You see, El Jobso got Iger his job as CEO by getting Eisner turfed. And literally the first phonecall Iger made as CEO? That's right, a call directly to the JobsPod. And that was BEFORE El Jobso owned 7% of Disney. How did FSJ do it? He used Pixar as a bigass club. Disney wanted to distribute Pixar films because they are money in the bank. El Jobso told Disney that Eisner was a prick that he just wasn't going to deal with and to SIOOMA. The board freaked and Eisner got booted to the curb faster than you can say "Donald, Daisy, and Pluto in a ménage à trois". Iger got Eisner's job and the axe fell quickly on many, many Eisner suits throughout the Disney.
Then in record time (literally days) Pixar came back AND Dinsey signed up ABC shows for iTS. The later was brilliant because ABC acted as an audience plant to get NBC (being incapable of forming their own ideas for this digital techie thing) to sign up for iTS too.
Then Jobs wrangles a deal to sell Pixar (which Jobs owned slightly over 50% of) to Disney for 7.4 Billion. Jobs becomes the largest single shareholder at Disney (at about 7% right now IIRC). Afterall the Disney board didn't want the chance of getting held hostage again by Pixar. But Jobs also had other strings attached to the deal. A brain transplant. A huge swath of Disney execs got shoved out to make room the people that were now to run the show, the Pixar execs (AKA FSJ's people). Though FSJ pretends he isn't in charge there, and he isn't the face of the operation, when has FSJ ever been content to be second to someone? Yeah, that's right. NEVER!
P.S. Back at the turn of the century Disney was in the top 50 companies on market capitalizations. Apple wasn't even in the top 100. Hell I'm not even sure where it was because nobody even really cared. But now Apple is valuved at nearly double that of Disney.

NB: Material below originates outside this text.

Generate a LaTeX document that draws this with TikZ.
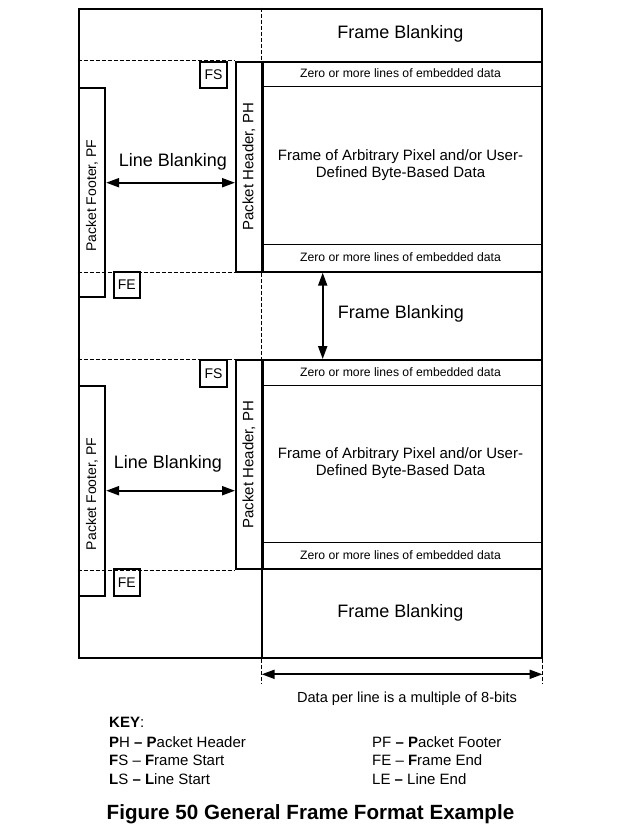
\documentclass[tikz,border=0pt]{standalone}
\usepackage{fontspec}
\setmainfont{Liberation Sans}
\usetikzlibrary{arrows.meta}
\newcommand{\fsz}[1]{\fontsize{#1}{#1}\selectfont}
\begin{document}
\begin{tikzpicture}[x=1pt,y=-1pt,
  box/.style={draw, line width=2pt, inner sep=0pt, anchor=north west},
  guide/.style={line width=0.7pt, dash pattern=on 4.5pt off 1.5pt},
  strip/.style={line width=0.8pt},
  heavy/.style={line width=2pt},
  dimline/.style={line width=2pt, {Triangle[length=13pt,width=9pt]}-{Triangle[length=13pt,width=9pt]}},
  big/.style={font=\fsz{18}},
  small/.style={font=\fsz{12.2}},
  mid/.style={font=\fsz{15}, align=center},
  tag/.style={font=\fsz{14}},
  keytext/.style={font=\fsz{15}, anchor=west, inner sep=0pt}]

\useasboundingbox (0,0) rectangle (629,831);

% outer frame
\node[box, minimum width=463pt, minimum height=649pt] (outer) at (77.5,7.5) {};

% first frame
\node[box, minimum width=26.4pt, minimum height=26.6pt, tag] (fs1) at (199.3,60.7) {FS};
\node[box, minimum width=25.7pt, minimum height=210pt] (ph1) at (235,60.7) {};
\node[box, minimum width=26.3pt, minimum height=208.7pt] (pf1) at (77.8,87.3) {};
\node[box, minimum width=26.3pt, minimum height=26pt, tag] (fe1) at (112.7,270.7) {FE};
\node[box, minimum width=278.8pt, minimum height=210pt] (data1) at (261.7,60.7) {};

% second frame
\node[box, minimum width=26.4pt, minimum height=27pt, tag] (fs2) at (199.3,359) {FS};
\node[box, minimum width=25.7pt, minimum height=209.3pt] (ph2) at (235,359) {};
\node[box, minimum width=26.3pt, minimum height=210pt] (pf2) at (77.8,385) {};
\node[box, minimum width=26.3pt, minimum height=26.7pt, tag] (fe2) at (112.7,568.3) {FE};
\node[box, minimum width=278.8pt, minimum height=209.3pt] (data2) at (261.7,359) {};

% rotated header / footer labels
\node[rotate=90, font=\fsz{15}] (phl1) at (ph1.center) {Packet Header, PH};
\node[rotate=90, font=\fsz{14}] (pfl1) at ([yshift=-3pt]pf1.center) {Packet Footer, PF};
\node[rotate=90, font=\fsz{15}] (phl2) at (ph2.center) {Packet Header, PH};
\node[rotate=90, font=\fsz{14}] (pfl2) at ([yshift=-3pt]pf2.center) {Packet Footer, PF};

% dashed guides
\draw[guide] (outer.north west |- ph1.north) -- (ph1.north west);
\draw[guide] (outer.north west |- ph1.south) -- (ph1.south west);
\draw[guide] (outer.north west |- ph2.north) -- (ph2.north west);
\draw[guide] (outer.north west |- ph2.south) -- (ph2.south west);
\draw[guide] (data1.north west |- outer.north) -- (data1.north west);
\draw[guide] (data1.south west) -- (data2.north west);
\draw[heavy] (data2.south west) -- (data2.south west |- outer.south);

% embedded data strips
\coordinate (e1) at (0,86);
\coordinate (e2) at (0,244.3);
\coordinate (e3) at (0,385);
\coordinate (e4) at (0,542.3);
\draw[strip] (data1.west |- e1) -- (data1.east |- e1);
\draw[strip] (data1.west |- e2) -- (data1.east |- e2);
\draw[strip] (data2.west |- e3) -- (data2.east |- e3);
\draw[strip] (data2.west |- e4) -- (data2.east |- e4);

\node[small] (z1) at (400.5,73) {Zero or more lines of embedded data};
\node[small] (z2) at (400.5,257.5) {Zero or more lines of embedded data};
\node[small] (z3) at (400.5,372) {Zero or more lines of embedded data};
\node[small] (z4) at (400.5,555.3) {Zero or more lines of embedded data};

\node[mid] (d1) at (400.5,165.5) {Frame of Arbitrary Pixel and/or User-\\[2pt]Defined Byte-Based Data};
\node[mid] (d2) at (400.5,463.5) {Frame of Arbitrary Pixel and/or User-\\[2pt]Defined Byte-Based Data};

% frame blanking
\node[big] (fb1) at (400.5,34) {Frame Blanking};
\node[big] (fb2) at (401,314) {Frame Blanking};
\node[big] (fb3) at (400.5,612.5) {Frame Blanking};
\coordinate (va) at (322.7,0);
\draw[dimline] (data1.south west -| va) -- (data2.north west -| va);

% line blanking
\coordinate (lb1) at (0,182.7);
\coordinate (lb2) at (0,490.7);
\node[big] (lbt1) at (173,161.5) {Line Blanking};
\node[big] (lbt2) at (168,464) {Line Blanking};
\draw[dimline] (pf1.east |- lb1) -- (ph1.west |- lb1);
\draw[dimline] (pf2.east |- lb2) -- (ph2.west |- lb2);

% data width dimension
\coordinate (dw) at (0,683);
\coordinate (da) at (0,674.3);
\draw[guide] (data2.south west |- outer.south) -- (data2.south west |- dw);
\draw[guide] (outer.south east) -- (outer.south east |- dw);
\draw[dimline] (data2.south west |- da) -- (outer.south east |- da);
\node[font=\fsz{14.6}] (dwl) at (407,699) {Data per line is a multiple of 8-bits};

% key
\node[keytext] (key) at (109,722.5) {\textbf{KEY}:};
\node[keytext] (k1) at (109,742) {\textbf{P}H \textbf{–} \textbf{P}acket Header};
\node[keytext] (k2) at (109,760.5) {\textbf{F}S – \textbf{F}rame Start};
\node[keytext] (k3) at (109,779) {\textbf{L}S \textbf{–} \textbf{L}ine Start};
\node[keytext] (k4) at (372,742) {PF \textbf{–} \textbf{P}acket Footer};
\node[keytext] (k5) at (372,760.5) {FE – \textbf{F}rame End};
\node[keytext] (k6) at (372,779) {LE \textbf{–} Line End};

\node[font=\fsz{20.6}\bfseries] (cap) at (310.5,814.5) {Figure 50 General Frame Format Example};
\end{tikzpicture}
\end{document}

The next time Jobs buys Disney it won't be confusing like when Pixar took over Disney. He'll march right up to the gates of Dinseyland and they'll throw themselves back to let their new master enter. Because they'll know when so few already do, that Steve Jobs in the true heir to Walt Disney's Crown of Childlike Wonderment.
He'll have done it with a duel prong attack coming from both ends of the value chain. First Pixar and then Apple.